Sat Nov 28 16:35:46 CET 2009

On 11/27/2009 10:43 PM, Chris Webb wrote:
> Oops, I didn't know qemu-io existed; added that to the patch! I've updated
> qemu-img.c too. I also noticed that your bdrv_close_all() function didn't do
> things like close backing images correctly, so I've changed it to call
> bdrv_close() (which does do the right thing) and reindented in standard qemu
> style. Hope that's okay.

Thanks, it looks okay!

> We're currently not doing any locking in the read-only case, e.g. a backing
> image (except as a wrapper around bdrv_commit()). Is there a problem with
> one process accessing an image read-only while another accesses it
> read-write? If there is, we probably need to arrange to take an exclusive
> lock on read-write, and a shared lock on read-only so you can have multiple
> readers, but readers can't coexist with a writer.

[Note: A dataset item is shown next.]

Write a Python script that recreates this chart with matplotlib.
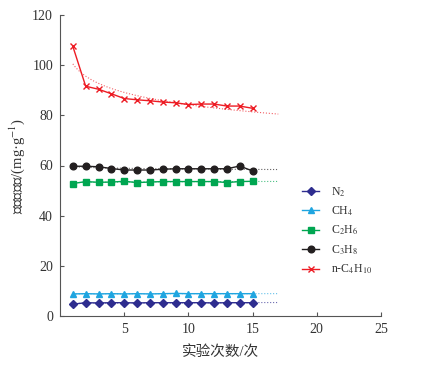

Even read-only access is not allowed while another qemu is doing
write access. However, there is no problem about your patch, I guess.

It is because Sheepdog allow us to clone images only from
snapshot images. It means a backing image is always read-only.
If users specify writable Sheepdog VDI as a backing image,
qemu-img returns error.

> More generally, I'm a little bit concerned about stray locks. The claims
> persist until they are explicitly released, even if the connection from the
> qemu to the sheepdog cluster is terminated. This means that crashing qemu
> processes, dying hosts, etc. will always leave stale locks. I'm sure this
> will lead to a cluster maintenance nightmare, especially as qemu is still so
> sloppy about doing exit(1) all throughout the code whenever something
> happens that it doesn't like.
> 
> I appreciate that the sheepdog design means there isn't a single persistent
> connection which can be used to bound the lifetime of the lock, as you might
> have with (say) an NBD server. Maybe some sort of heartbeat contact with the
> qemu process should be required to keep the lock alive?

Yes, we must monitor whether VMs are alive or not to release locks
in any cases. It is included in our TODO items.

Currently, I am considering the following approach:
Sheepdog design make a qemu host machine be in the Sheepdog cluster,
so unexpected dying hosts can be detectable.
Therefore, If crashed qemu can be detected by a local cluster daemon,
we can monitor VMs properly.

Regards,

MORITA Kazutaka